The Allure of the Simple Score
The rapid rise of generative AI has created a trust crisis. With deepfakes becoming indistinguishable from reality, the demand for verification tools has skyrocketed. Enter AI image detectors: software designed to analyze an image and provide a probability
score of whether it was machine-generated. These tools don't "see" like humans; instead, they scan for invisible clues. They look for statistical anomalies in pixels, unnatural lighting, or digital fingerprints left behind by the mathematical process of AI generation. The appeal is obvious. In a world flooded with synthetic content, a quick upload and a clear score feel like a powerful defense against misinformation. It’s a seemingly straightforward answer to a complex problem.
Why Detectors Falter
However, relying solely on detection is a fragile strategy. It’s a constant cat-and-mouse game; as soon as detectors learn to spot the patterns of one AI model, new models emerge that produce cleaner, more “natural” images. Furthermore, detection accuracy plummets when an image is compressed, screenshotted, or slightly edited—common occurrences as media travels across social platforms. This makes many detectors unreliable in real-world scenarios. Studies have shown that the performance of these systems can degrade significantly when they move from academic testing to operational deployment. They work on probabilities, not certainties, and are prone to both false positives (flagging a real photo as AI) and false negatives (missing a fake).

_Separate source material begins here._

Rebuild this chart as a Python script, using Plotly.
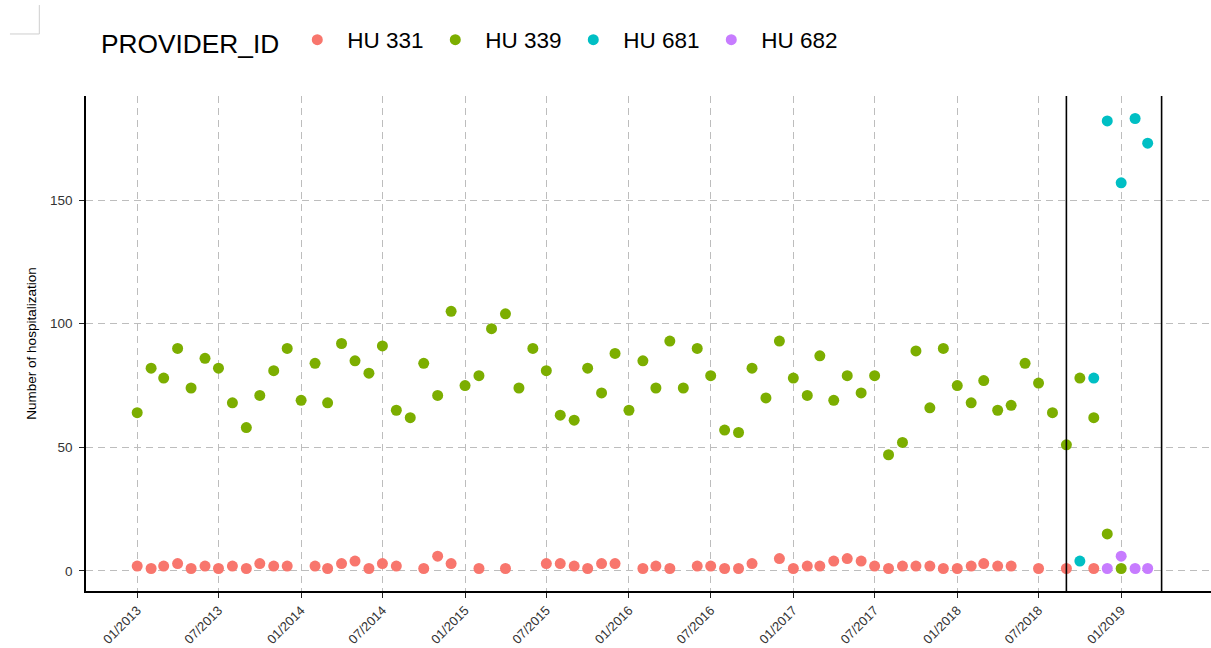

A More Robust Approach: Digital Provenance
If detection is a reactive guess, a better long-term solution is proactive transparency. This is the concept of digital provenance—creating a verifiable history for a piece of content from its creation. The leading standard in this space is called C2PA (Coalition for Content Provenance and Authenticity). Founded by a group including Adobe, Microsoft, and the BBC, C2PA establishes a technical standard for attaching this history directly to a media file. This attached data is called a Content Credential. Think of it less like a detective trying to solve a crime after the fact and more like a detailed, tamper-evident log that travels with the file everywhere it goes.

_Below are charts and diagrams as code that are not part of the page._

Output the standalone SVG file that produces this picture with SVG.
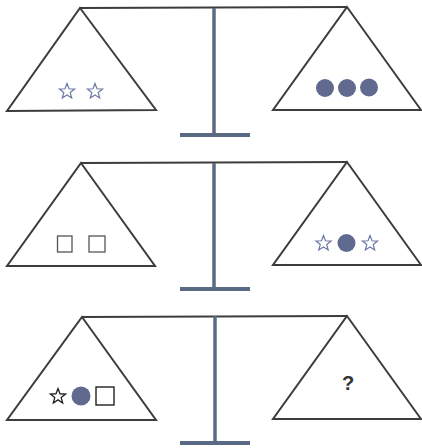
<svg xmlns="http://www.w3.org/2000/svg" width="422" height="448" viewBox="0 0 422 448">
<style>
.pan{fill:none;stroke:#3c3c3c;stroke-width:2;stroke-linejoin:miter}
.beam{fill:none;stroke:#3c3c3c;stroke-width:2}
.post{stroke:#5b6a84;stroke-width:3.5}
.foot{stroke:#5b6a84;stroke-width:4}
.ball{fill:#5f6a8e}
.star{fill:none;stroke:#6b79a6;stroke-width:1.2;stroke-linejoin:miter}
.starb{fill:none;stroke:#222;stroke-width:1.3;stroke-linejoin:miter}
.box{fill:#fff;stroke:#555;stroke-width:1.3}
.boxb{fill:#fff;stroke:#222;stroke-width:1.4}
.q{font-family:"Liberation Sans",Arial,sans-serif;font-weight:bold;font-size:20px;fill:#333;text-anchor:middle}
</style>
<defs>
<path id="st" d="M0,-8 L2,-2.75 L7.61,-2.47 L3.23,1.05 L4.7,6.47 L0,3.4 L-4.7,6.47 L-3.23,1.05 L-7.61,-2.47 L-2,-2.75 Z"/>
</defs>
<rect width="422" height="448" fill="#fff"/>
<g id="connectors">
<line class="beam" x1="80" y1="8" x2="347" y2="7"/>
<line class="post" x1="214" y1="8" x2="214" y2="135"/>
<line class="foot" x1="180" y1="135" x2="250" y2="135"/>
<line class="beam" x1="81" y1="163" x2="347" y2="162"/>
<line class="post" x1="214" y1="163" x2="214" y2="289"/>
<line class="foot" x1="180" y1="289" x2="250" y2="289"/>
<line class="beam" x1="82" y1="317" x2="347" y2="316"/>
<line class="post" x1="215" y1="316" x2="215" y2="443"/>
<line class="foot" x1="180" y1="443" x2="250" y2="443"/>
</g>
<g id="pan1-left">
<polygon class="pan" points="80,8 156,110 7,111"/>
<use href="#st" class="star" x="67" y="91.5"/>
<use href="#st" class="star" x="95" y="91.5"/>
</g>
<g id="pan1-right">
<polygon class="pan" points="347,7 421,110 273,110"/>
<circle class="ball" cx="325" cy="88" r="9"/>
<circle class="ball" cx="347" cy="88" r="9"/>
<circle class="ball" cx="369" cy="87.5" r="9"/>
</g>
<g id="pan2-left">
<polygon class="pan" points="81,163 155,266 7,266"/>
<rect class="box" x="57.5" y="236" width="14.5" height="16"/>
<rect class="box" x="89" y="236" width="16" height="16"/>
</g>
<g id="pan2-right">
<polygon class="pan" points="347,162 421,265 273,265"/>
<use href="#st" class="star" x="323.5" y="243.5"/>
<circle class="ball" cx="346.5" cy="243" r="9"/>
<use href="#st" class="star" x="370" y="243.5"/>
</g>
<g id="pan3-left">
<polygon class="pan" points="82,317 156,420 7,420"/>
<use href="#st" class="starb" x="58" y="396.5"/>
<circle class="ball" cx="81" cy="396" r="9.5"/>
<rect class="boxb" x="96" y="387" width="18" height="18"/>
</g>
<g id="pan3-right">
<polygon class="pan" points="347,316 421,419 273,419"/>
<text class="q" x="348" y="390">?</text>
</g>
</svg>
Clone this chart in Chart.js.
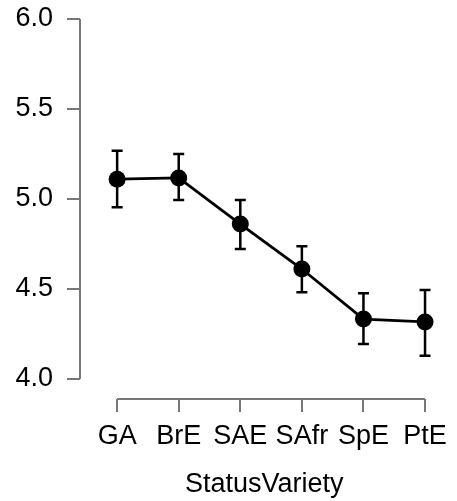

The Power of Content Credentials
Content Credentials act like a digital nutrition label for media. They don't tell you if an image is “good” or “true,” but they tell you what's inside. This secure, cryptographically signed metadata can show who created the image, what tool they used (e.g., a specific camera model or an AI generator like DALL-E 3), and a history of any subsequent edits. If anyone alters the image or the credentials, the cryptographic seal is broken, and the tampering becomes visible. This approach provides context that a simple detector score cannot. An image of a protest could have credentials showing it was captured by a news agency photographer at a specific time and location. An AI-generated artwork could have credentials clearly stating which model created it. This empowers users to make their own informed judgments based on a verifiable source history.
The Ecosystem is Key
The success of Content Credentials hinges on widespread adoption. For this system to work, it needs a broad ecosystem of support. Camera manufacturers must build C2PA technology into their hardware, so photos are “born” with credentials. Software companies like Adobe must integrate it into their editing tools to track changes. Crucially, social media platforms and publishers must preserve and display these credentials, allowing users to easily check an image's history. Major players including Google, Meta, and TikTok have already begun implementing the standard. The goal is to make checking an image’s provenance as common as looking for a padlock icon in your browser to verify a secure website. This shifts the burden from a fallible detector to a transparent, verifiable chain of custody.